Maybe the poets can help us understand …

“Love is blind.” We’ve all heard it. We’ve all said it. We just don’t know who said it first. It’s an anonymous proverb.

It’s anonymous because no one would admit to being the first to say something that stupid.

If love were blind, Archie Manning’s own sons wouldn’t have asked their mom if they could join the Superdome chorus that early 1980s afternoon. While the Saints lost yet another game on their way to a 1-15 season, the ages 4 and 6 sons of The Greatest Saint of Them All looked at a very pregnant (with Eli) Olivia Manning and said, “Can we boo too, Mom?”

Love sees the warts. For years, fans of the Saints saw and verbally acknowledged their team’s shortcomings. They did not turn a blind eye to fumbles, to sacks, to sieve defenses and 25-watts offenses. They did not hide their frustrations from on-field train wrecks and front office foibles.

They wore grocery sacks on their heads and called their team “The ‘Aints.”

Denial is blind. Denial says, “Oh, that’s OK; we’ll be fine.” But with alarming clarity, true love sees that we blew it in the draft, that we’ll be killed by free agency and that our offensive line can’t block air — but true love holds on tightly and hopes anyway. Love says, “They’re terrible and they’re the ‘Aints, but they’re OUR ‘Aints.”

“He is not a lover who does not love forever.” Euripides said that. Euripides was a Greek playwright who knew nothing about football but a lot about the heart of a Saints fan.

These fans were embraced by America because they booed when booing was due and embraced when booing was due. These people didn’t give up. These fans withstood a hurricane, a season without a team, a season with just a piece of a city! But they kept coming back for more. These fans were football realists living in a bit of a carnival city.

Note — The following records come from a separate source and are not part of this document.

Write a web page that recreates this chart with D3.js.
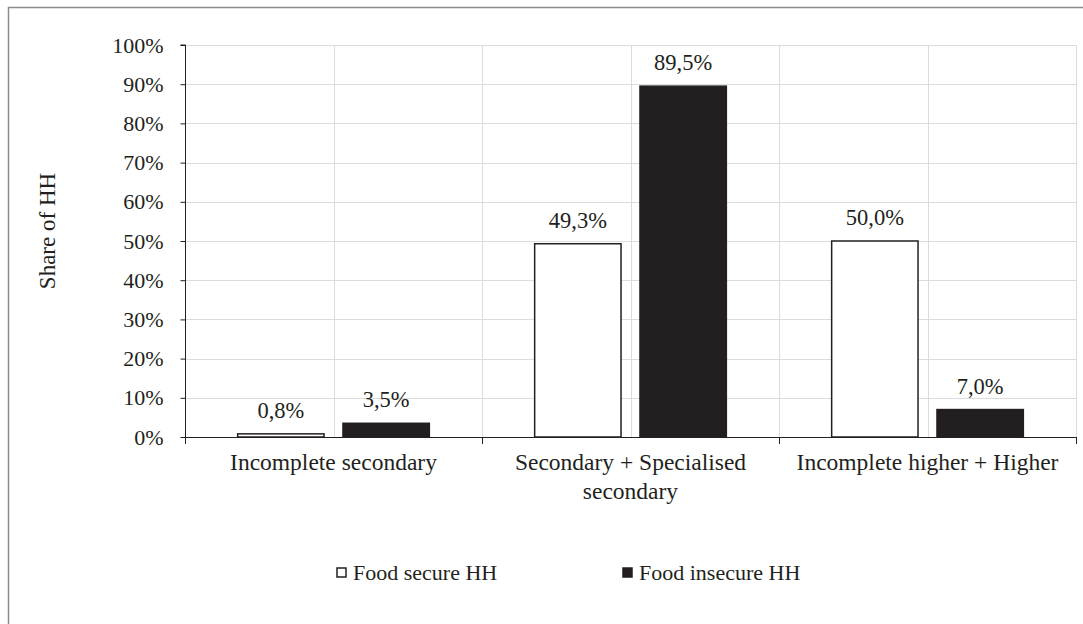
<!DOCTYPE html>
<html>
<head>
<meta charset="utf-8">
<script src="https://cdn.jsdelivr.net/npm/d3@7"></script>
<style>
  body { margin: 0; background: #fff; }
  svg text { font-family: "Liberation Serif", "Times New Roman", serif; fill: #231f20; }
</style>
</head>
<body>
<svg id="chart" width="1083" height="624"></svg>
<script>
// chart data
const categories = [["Incomplete secondary"], ["Secondary + Specialised", "secondary"], ["Incomplete higher + Higher"]];
const seriesNames = ["Food secure HH", "Food insecure HH"];
const foodSecure = [0.8, 49.3, 50.0];
const foodInsecure = [3.5, 89.5, 7.0];
const yTicks = [0, 10, 20, 30, 40, 50, 60, 70, 80, 90, 100];

const fills = ["#ffffff", "#231f20"];
const margin = {left: 185, right: 1076, top: 45, bottom: 437};

const svg = d3.select("#chart");

//outer frame
svg.append("rect")
    .attr("x", 8.5).attr("y", 7.5)
    .attr("width", 1090).attr("height", 640)
    .attr("fill", "none").attr("stroke", "#8c8c8c").attr("stroke-width", 1.5);

let x = d3.scaleBand()
    .domain(d3.range(categories.length))
    .range([margin.left, margin.right]);
let xInner = d3.scaleBand()
    .domain([0, 1])
    .range([0, x.bandwidth()])
    .paddingInner(0.18)
    .paddingOuter(0.5);
let y = d3.scaleLinear()
    .domain([0, 100])
    .range([margin.bottom, margin.top]);

//horizontal grid
svg.append("g").selectAll("line").data(yTicks.slice(1)).join("line")
    .attr("x1", margin.left).attr("x2", margin.right)
    .attr("y1", d => Math.round(y(d)) + 0.5).attr("y2", d => Math.round(y(d)) + 0.5)
    .attr("stroke", "#dcdcdc");

//vertical grid at half categories
let vLines = d3.range(1, categories.length * 2 + 1).map(i => margin.left + i * x.bandwidth() / 2);
svg.append("g").selectAll("line").data(vLines).join("line")
    .attr("x1", d => Math.round(d) + 0.5).attr("x2", d => Math.round(d) + 0.5)
    .attr("y1", margin.top).attr("y2", margin.bottom)
    .attr("stroke", "#dcdcdc");

//bars
let series = [foodSecure, foodInsecure];
series.forEach((vals, s) => {
    svg.append("g").selectAll("rect").data(vals).join("rect")
        .attr("x", (d, i) => x(i) + xInner(s))
        .attr("y", d => y(d))
        .attr("width", xInner.bandwidth())
        .attr("height", d => y(0) - y(d))
        .attr("fill", fills[s])
        .attr("stroke", "#231f20")
        .attr("stroke-width", 1.5);
    svg.append("g").selectAll("text").data(vals).join("text")
        .attr("x", (d, i) => x(i) + xInner(s) + xInner.bandwidth() / 2)
        .attr("y", d => y(d) - 16)
        .attr("text-anchor", "middle")
        .style("font-size", "22.5px")
        .text(d => d.toFixed(1).replace(".", ",") + "%");
});

//y axis
let yAxis = d3.axisLeft(y).tickValues(yTicks).tickSize(5).tickFormat(d => d + "%");
let yg = svg.append("g").attr("transform", `translate(${margin.left + 0.5},0)`).call(yAxis);
yg.select(".domain").attr("stroke", "#231f20").attr("d", `M-5,${y(100)}H0V${y(0)}`);
yg.selectAll(".tick line").attr("stroke", "#231f20");
yg.selectAll(".tick text")
    .attr("x", -22)
    .attr("dy", "7")
    .style("font-size", "22px")
    .style("font-family", "Liberation Serif, serif")
    .attr("fill", "#231f20");

//x axis baseline and ticks
svg.append("line")
    .attr("x1", margin.left).attr("x2", margin.right)
    .attr("y1", y(0) + 0.5).attr("y2", y(0) + 0.5)
    .attr("stroke", "#231f20");
let bounds = d3.range(categories.length + 1).map(i => margin.left + i * x.bandwidth());
svg.append("g").selectAll("line").data(bounds).join("line")
    .attr("x1", d => Math.round(d) + 0.5).attr("x2", d => Math.round(d) + 0.5)
    .attr("y1", y(0)).attr("y2", y(0) + 7)
    .attr("stroke", "#231f20");

//category labels
categories.forEach((lines, i) => {
    let t = svg.append("text")
        .attr("text-anchor", "middle")
        .style("font-size", "23.5px");
    lines.forEach((ln, k) => {
        t.append("tspan")
            .attr("x", x(i) + x.bandwidth() / 2)
            .attr("y", 470 + k * 29)
            .text(ln);
    });
});

//y axis title
svg.append("text")
    .attr("transform", "translate(55,231) rotate(-90)")
    .attr("text-anchor", "middle")
    .style("font-size", "23px")
    .text("Share of HH");

//legend
let legendX = [337, 623];
seriesNames.forEach((name, s) => {
    svg.append("rect")
        .attr("x", legendX[s]).attr("y", 568)
        .attr("width", 9).attr("height", 9)
        .attr("fill", fills[s])
        .attr("stroke", "#231f20").attr("stroke-width", 1.5);
    svg.append("text")
        .attr("x", legendX[s] + 16).attr("y", 580)
        .style("font-size", "22px")
        .text(name);
});
</script>
</body>
</html>
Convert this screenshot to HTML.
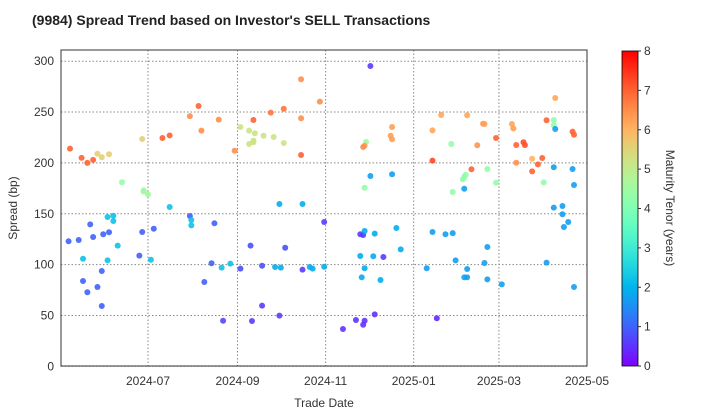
<!DOCTYPE html>
<html><head><meta charset="utf-8"><style>
html,body{margin:0;padding:0;background:#fff;}
svg{display:block;font-family:"Liberation Sans",sans-serif;}
</style></head><body>
<svg id="chart" width="720" height="420" viewBox="0 0 720 420">
<defs>
<linearGradient id="cbgrad" x1="0" y1="1" x2="0" y2="0"></linearGradient>
</defs>
<text x="32" y="25" font-size="14" font-weight="bold" fill="#222">(9984)   Spread Trend based on Investor's SELL Transactions</text>
<g id="grid"></g>
<g id="points"></g>
<rect x="61" y="50" width="526" height="316" fill="none" stroke="#333" stroke-width="1"/>
<g id="axes"></g>
<text x="324" y="407" font-size="12" text-anchor="middle" fill="#333">Trade Date</text>
<text transform="translate(17,208) rotate(-90)" font-size="12" text-anchor="middle" fill="#333">Spread (bp)</text>
<rect x="622" y="51" width="16" height="315" fill="url(#cbgrad)" stroke="#000" stroke-width="0.8"/>
<g id="cbticks"></g>
<text transform="translate(666,208) rotate(90)" font-size="12" text-anchor="middle" fill="#333">Maturity Tenor (years)</text>
</svg>
<script>
// days since 2024-07-01
const tradeDay = [-54,-46,-42,-38,-35,-32,-27,-4,10,15,29,35,49,37,60,-18,-3,-3,0,15,29,30,30,46,-28,-24,-24,-40,-55,-48,-38,-31,-27,-4,4,-21,-45,-28,-6,2,44,51,57,-32,-45,-42,-35,-32,39,52,
154,106,119,94,85,106,73,64,70,74,80,87,70,73,73,94,106,169,168,169,151,150,149,154,169,150,91,107,122,71,95,64,79,88,92,107,112,114,122,147,149,150,157,172,175,147,156,163,150,148,161,79,72,91,135,144,150,149,157,
282,203,221,232,233,197,252,253,276,281,281,282,294,295,241,255,260,261,228,210,197,266,273,255,270,266,224,235,220,219,218,241,211,219,274,281,294,295,281,287,287,291,288,197,206,211,235,213,233,276,193,221,219,221,235,245,295,200];
const spread = [214,205,200,203,209,205.5,208.5,223.5,224.5,227,246,256,242.5,231.7,212,181,173,171.7,169,156.6,147.8,143.8,138.6,140.6,146.8,148,142.9,139.6,122.9,124.2,127.1,129.8,131.8,132,135.3,118.6,105.8,104.2,108.8,104.8,101.3,97,100.9,93.7,83.9,72.8,78,59.3,82.9,44.8,
295.3,282.2,260.2,253.3,249.4,243.9,242.2,235.3,231.7,229.1,226.7,225.5,218.6,221.8,220.3,219.6,207.8,235.3,226.7,223.2,220.6,216.9,215.6,187.1,188.8,175.6,159.6,159.6,141.9,118.6,116.6,96,98.9,97.6,97,95,97.6,96,97.9,129.8,129.1,133,130.4,136,115,108.5,108.2,107.5,96.4,87.5,84.9,59.6,44.5,49.8,36.7,45.5,44.8,40.9,51.1,
263.8,247.1,246.8,238.5,238.2,232,238.2,234,241.9,242.2,237,233.3,230.7,227.7,224.5,217.6,220.3,217.6,217.3,218.6,202.2,204.1,204.8,200.2,198.6,191.7,193.7,194,188.4,186.4,183.9,180.5,171.4,174.6,180.9,195.7,194,178.3,156,157.6,149.5,141.9,137,132,129.8,131,117.3,104.2,101.6,101.9,96.4,95.7,87.5,87.5,85.5,80.6,78,47.2];
const tenor = [7,7,7,7,5.6,5.6,5.6,5.6,7,7,6.5,7,6.5,6.5,6.5,4.3,4.5,4.5,4.5,2.2,1,2.2,2.2,1,2.2,2.2,2.2,1,1,1,1,1,1,1,1,2.2,2.2,2.2,1,2.2,1,2.2,2.2,1,1,1,1,1,1,0.7,
0.6,6.5,6.5,6.8,6.8,6.5,7,5.2,5.2,5.2,5.2,5.2,5.2,5.2,5.2,5.2,7,6.3,6.3,6.3,4.5,6.3,6.5,1.7,1.7,4.3,1.9,1.9,0.6,0.8,0.8,0.8,0.8,1.9,1.9,0.6,1.9,1.9,1.9,0.6,0.6,1.9,1.9,1.9,1.9,1.9,1.9,0.6,1.9,1.9,1.9,0.6,0.6,0.6,0.5,0.5,0.5,0.5,0.5,
6.2,6.2,6.2,6.3,6.3,6.2,6.2,6.3,7,4.3,4.3,1.7,7,7,7,7,7.2,7.2,6.4,4.3,7.3,6,7,6.5,7,7,7,4.3,4.3,4.3,4.3,4.3,4.3,1.7,4.3,1.7,1.7,1.7,1.7,1.7,1.7,1.7,1.7,1.7,1.7,1.7,1.7,1.7,1.7,1.7,1.7,1.7,1.7,1.7,1.7,1.7,1.7,0.4];
const yTicks = [0,50,100,150,200,250,300];
const xTickDays = [0,62,123,184,243,304];
const xTickLabels = ["2024-07","2024-09","2024-11","2025-01","2025-03","2025-05"];
const cbTicks = [0,1,2,3,4,5,6,7,8];

const NS="http://www.w3.org/2000/svg";
const X0=148, PXD=1.4441, Y0=366.3, PXV=1.017;
const xs=d=>X0+d*PXD, ys=v=>Y0-v*PXV;
function rainbow(t){t=Math.max(0,Math.min(1,t/8));
 const r=Math.min(1,Math.abs(2*t-0.5)), g=Math.sin(Math.PI*t), b=Math.cos(Math.PI*t/2);
 return `rgb(${Math.round(r*255)},${Math.round(g*255)},${Math.round(b*255)})`;}
function mk(tag,attrs,parent){const e=document.createElementNS(NS,tag);for(const k in attrs)e.setAttribute(k,attrs[k]);parent.appendChild(e);return e;}
const grid=document.getElementById('grid'), axes=document.getElementById('axes');
yTicks.forEach(v=>{
 const y=ys(v);
 const l=mk('line',{x1:61,x2:587,y1:y,y2:y,stroke:'#888','stroke-dasharray':'1.5,2','stroke-width':1},grid);
 
 
 const t=mk('text',{x:54,y:y+4,'font-size':12,'text-anchor':'end',fill:'#333'},axes);
 t.textContent=v;
 
 
});
xTickDays.forEach((d,i)=>{
 const x=xs(d);
 const l=mk('line',{x1:x,x2:x,y1:50,y2:366,stroke:'#888','stroke-dasharray':'1.5,2','stroke-width':1},grid);
 
 
 const t=mk('text',{x:x,y:385,'font-size':12,'text-anchor':'middle',fill:'#333'},axes);
 t.textContent=xTickLabels[i];
 
 
});
const pts=document.getElementById('points');
tradeDay.forEach((d,i)=>{
 const c=mk('circle',{cx:xs(d),cy:ys(spread[i]),r:3,fill:rainbow(tenor[i]),'fill-opacity':0.9},pts);
 
 
});
const grad=document.getElementById('cbgrad');
for(let i=0;i<=20;i++){mk('stop',{offset:(i/20),'stop-color':rainbow(i*8/20)},grad);}
const cbt=document.getElementById('cbticks');
cbTicks.forEach(v=>{
 const y=366-v*(315/8);
 mk('line',{x1:638,x2:641,y1:y,y2:y,stroke:'#333'},cbt);
 const t=mk('text',{x:644,y:y+4,'font-size':12,fill:'#333'},cbt);
 t.textContent=v;
 
 
});
</script>
</body></html>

The only other NFL fans who can even have a conversation with Saints fans are the ones in Detroit, who have had a team since there were 13 colonies and still haven’t sniffed a Super Bowl. But the difference here? Detroit has the Red Wings. And the Pistons. And the Tigers. Detroit is a city with some championship banners hanging around. Even the Lions won four or five NFL championships back in the day of the leather helmet.

No, the Saints fans are in a league by themselves.

Through 43 years of unsightly escapades, Saints fans kept showing up. Loving, though thin and thinner. No one has ever measured, not even poets, how much a heart can hold. And that might be true. But we know this: a heart can hold at least 43 years worth of disappointment and still be filled with love. Saints fans knew their Dome Patrol defense had no offense, and they knew their offense of ’06 had no defense. But somehow, Saints fans for years held on loosely to what the Saints were, and tightly to the dream of what they could become.

American Pulitzer Prize winner Willa Cather reminds us that “where there is great love, there are always miracles.” I’m not sure when she said that; maybe it was November of 1970, right after club-footed Tom Dempsey kicked the record 63-yard field goal in Tulane Stadium to beat Detroit.

At that point, with the Saints franchise only four seasons old, New Orleans fans hadn’t had enough football experience to be overly happy or overly sad. Of course, time and fumbles and interceptions would take care of that.

The honeymoon, it seemed, would never come.

But then February 7, 2010 dawned, a Sunday that bloomed Saints’ Black and Gold. For young Saints fans and fans of pure football, the Saints’ title was one to toast, to appreciate or drink and party to.

But for others, for the diehards, it was more than that. People who don’t understand that athletics can be more than just a game just don’t understand how a human heart works.

There is a guy in Shreveport and another in Sterlington and a lady in Gretna and another in Port Allen, each in their 70s and all bound by years of frustration but now, because of that special Saints Sunday, bound by a Saints Super Bowl win. These are the kinds of people who remember Kilmer’s wobbly passes and Dempsey’s kick and Archie’s rookie season. These are your card-carrying Saints Fans. And the ones in New Orleans proper, the ones who battled losing seasons and losing all their possessions in Katrina, they’re in a special league of fan. I’m not sure any other fans in sports history had taken such a ride.

Maybe they won’t have to wait 43 years for another one. And maybe Providence does care about football after all, at least just a little bit.